Line Mikkelsen (Ph.D. 2004, now Assistant Professor of Linguistics, UC Berkeley) writes:

Teaching at UC Berkeley has allowed me to continue my work with Jorge on the morpho-syntax of Scandinavian nominals (we are currently working on CP complements to D) and, more generally, to stay in touch with people and projects at Santa Cruz. My recent work on the prosody, information-structure, and position of Danish object pronouns has direct connections to ongoing work by Judith Fiedler on German pronouns and it’s been great to be able to exchange views in person. Having, finally, extracted myself from the world of copular clauses (the topic of my dissertation), I am devoting most of my research efforts to Danish verb phrase anaphora and what it can tell us about the Danish auxiliary system (joint work with Michael Houser and Maziar Toosarvandani at Berkeley) and verb-second syntax (read more here). I’ve recently joined forces with Dan Hardt and Bjarne Øersnes of the Copenhagen Business School and we’ll be meeting in Berkeley this May together with more local VP anaphora experts (Michael Houser, Andy Kehler, and Ivan Sag) to bring together the various strands of research on VP anaphora and articulate where we want to take this research in the next decade.

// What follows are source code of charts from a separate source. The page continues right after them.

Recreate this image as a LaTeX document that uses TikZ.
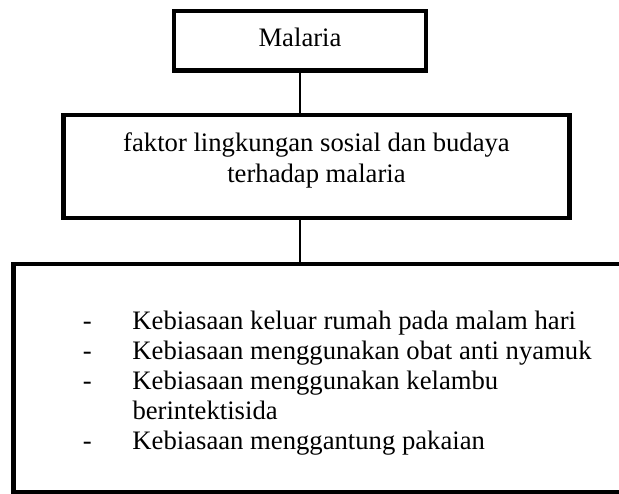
\documentclass[tikz,border=0pt]{standalone}
\usepackage{fontspec}
\setmainfont{Liberation Serif}

\begin{document}
\begin{tikzpicture}[x=0.45pt,y=-0.45pt]
\tikzstyle{every node}=[font=\fontsize{12}{13.6}\selectfont]
\tikzstyle{kotak}=[draw, rectangle, line width=2pt, inner sep=0pt, align=center]
\tikzstyle{garis}=[line width=0.7pt]
\useasboundingbox (0,0) rectangle (619,494);
\draw (300,40.75) node (malaria) [kotak, minimum width=113.6pt, minimum height=26.8pt, text depth=2.8pt] {Malaria};
\draw (316.5,166.5) node (faktor) [kotak, minimum width=227.7pt, minimum height=46.4pt] {};
\draw (faktor.center) ++(0,-6) node (faktorteks) [align=center] {faktor lingkungan sosial dan budaya\\terhadap malaria};
\draw (331.75,378) node (kebiasaan) [kotak, minimum width=286.4pt, minimum height=102.6pt] {};
\draw (82.5,329) node (daftar) [anchor=base west, inner sep=0pt]
  {\begin{tabular}[t]{@{}p{22.3pt}@{}l@{}}
  - & Kebiasaan keluar rumah pada malam hari\\
  - & Kebiasaan menggunakan obat anti nyamuk\\
  - & Kebiasaan menggunakan kelambu\\
    & berintektisida\\
  - & Kebiasaan menggantung pakaian
  \end{tabular}};
\draw[garis] (malaria) -- (malaria |- faktor.north);
\draw[garis] (malaria |- faktor.south) -- (malaria |- kebiasaan.north);
\end{tikzpicture}
\end{document}
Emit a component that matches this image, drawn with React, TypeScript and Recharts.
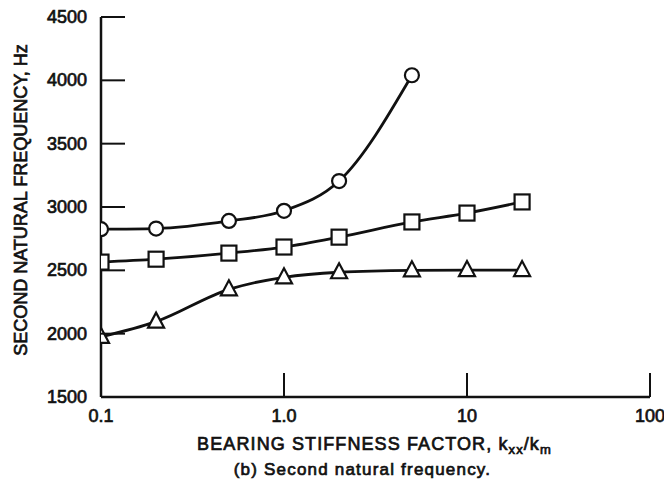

This winter I have also begun a very different project with Berkeley colleagues Alice Gaby (who spoke about Kuuk Thaayorre desideratives at CUSP in Santa Cruz) and Andrew Garrett. We are working with the Karok tribe and people who live along the Klamath River between Yreka and Orleans on the Karok language. The tribe has an active language revitalization program and the idea is to identify topics that need better teaching materials and are of linguistic interest and work on these. This kind of work is entirely new to me, and somewhat intimidating. At our very first visit in February, a discussion arose between two Karok speakers (a younger second-language learner and an older native speaker) as to whether the name of a particular tribal committee should include the prefix pa- or not. According to Bill Bright’s grammar, pa- is, among other things, a definiteness marker. It is extremely common in texts, but its distribution is somewhat mysterious, especially in the context of possessives and generics. So I found my first topic. Spring greetings to all!